REGGIO EMILIA – Intramoenia e migrazione sanitaria sono i due temi cogenti che riguardano la sanità pubblica anche reggiana ora al centro del dibattito politico nazionale e regionale.
L’obiettivo dichiarato è duplice: ridurre le liste d’attesa e contenere i costi. Sul primo fronte, l’intramoenia, dal latino “dentro le mura”, cioè l’attività da libero professionista dei medici all’interno degli ospedali, interessa circa il 40% dei camici bianchi dipendenti dell’Ausl. L’Ordine dei medici ne difende la legittimità, non riscontra un effetto diretto sulle lungaggini delle liste d’attesa e dunque chiede che non venga messa in discussione. “La legge prevede che un medico possa fare attività in intramoenia solo se ha fatto lo stesso numero di attività per il servizio sanitario nazionale”, spiega Anna Maria Ferrari, presidente dell’Ordine.

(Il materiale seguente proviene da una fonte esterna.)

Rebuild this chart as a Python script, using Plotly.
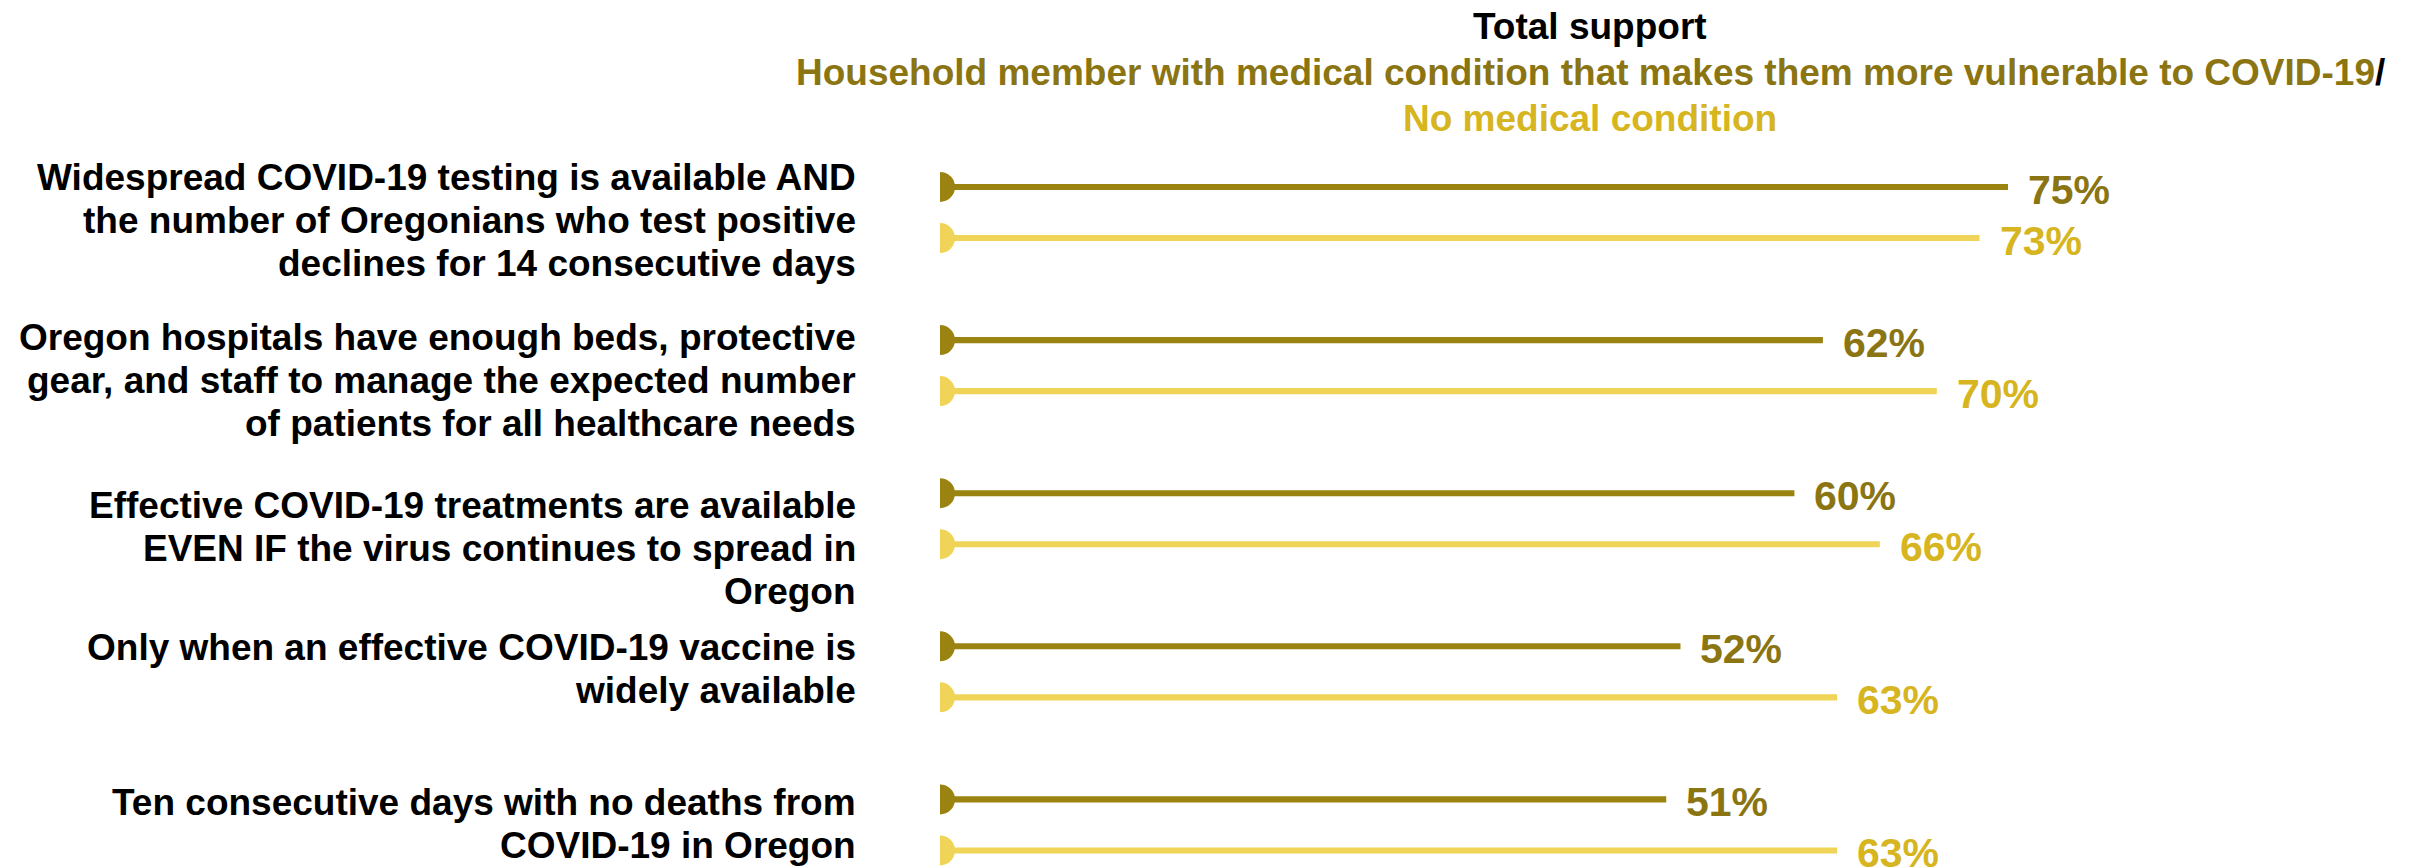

Sulla necessità poi di rivedere la mobilità nella sanità pubblica tra regioni, bene la proposta del presidente regionale De Pascale e favorevole all’introduzione di un tetto alle cure a basso impatto, misura che potrebbe alleggerire la pressione sul sistema.
La sfida resta quella di bilanciare sostenibilità economica e diritto alle cure, evitando che i pazienti siano costretti a spostarsi o a pagare di più per ottenere servizi essenziali.